Mining Has Reasons for Optimism and They’re Not All Donald TrumpBy and
U.S. infrastructure splurge is icing on cake as China recovers
Industry reviving its fortunes with cuts in debt, asset sales
It isn’t Donald Trump alone who’s making the mining industry great again. Though, he’s surely lent a hand.
His victory in the U.S. presidential election after pledging an infrastructure splurge pushed copper prices up 11 percent last week, the best performance in more than five years. Mining shares reached the highest in almost two years.
The gains, continuing this week, are a huge turnaround from the start of 2016. Commodity prices sank to near a seven-year low in January, with the some of the largest miners fighting for survival under the weight of their debt.
“After a four- or five-year bear market, we’ve been clobbered over the head so many times we don’t believe in optimism,” said Jeremy Wrathall, Investec Plc global natural resources chief. “That is changing, it’s definitely changing.”
Where some see fizz, others see froth.
Copper’s gain “appears premature,” driven by speculation by investors in China, and will fall back by the end of the year, Citigroup Inc. analysts including David Wilson said in a note. The euphoria after Trump’s win is “inexplicable” and is set to peter out, according to Commerzbank AG.
Copper’s lead in the industrial metals surge is partly down to it being the most-traded and easiest to buy and sell, as well as its role as a proxy for speculation on faster economic growth.
While Trump has promised to build roads, bridges and airports, the U.S. is a relatively small metals consumer. A 10 percent surge in its copper demand would be equivalent to just a 1.5 percent gain in consumption in China, the world’s No. 1 user of commodities, UBS Group AG estimates.
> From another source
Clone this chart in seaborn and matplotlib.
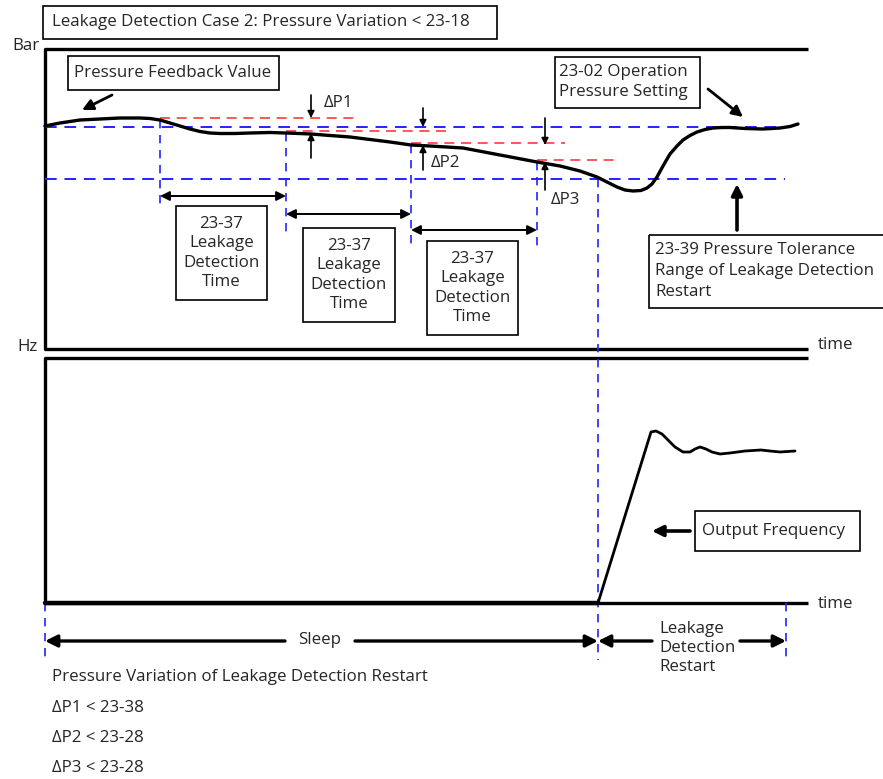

Yet, with the Chinese economy also showing signs of recovery from economic weakness last year that drove commodity prices lower, mining companies may see Trump as the icing on an already expanding cake.
“Soon we may see China and the U.S. engaging in national infrastructure build programs at the same time,” said Tom Price, a Morgan Stanley commodities analyst in London. “They will be competing for the same commodities: steel raw materials, zinc and copper. We’ve never seen that before.”
Chinese policy makers have arrested weaker growth by spending on buildings, machinery and other fixed assets in recent months, and industrial output gains have stabilized above 6 percent from a year before, reports showed Monday.
Add to that, miners have surprised equity investors with their ability to improve their financial condition by selling assets, and cutting dividends and debt. The top four diversified miners have reduced borrowings in the past year by a combined $6.9 billion, or 8.5 percent, according to Investec.
That may reach $15.2 billion by year-end, with Glencore Plc set to lower its debt by 38 percent and Anglo American Plc by 26 percent, the bank says.
Shares in Glencore, the biggest commodity trader, added 17 percent last week and have more than tripled in 2016. BHP Billiton Ltd., the largest mining company, is up 74 percent this year and Anglo American Plc almost four-fold.
“Even the most hard-bitten people are turning round and saying, ‘We didn’t see this coming, but there is good reason for it happening,’" Wrathall said.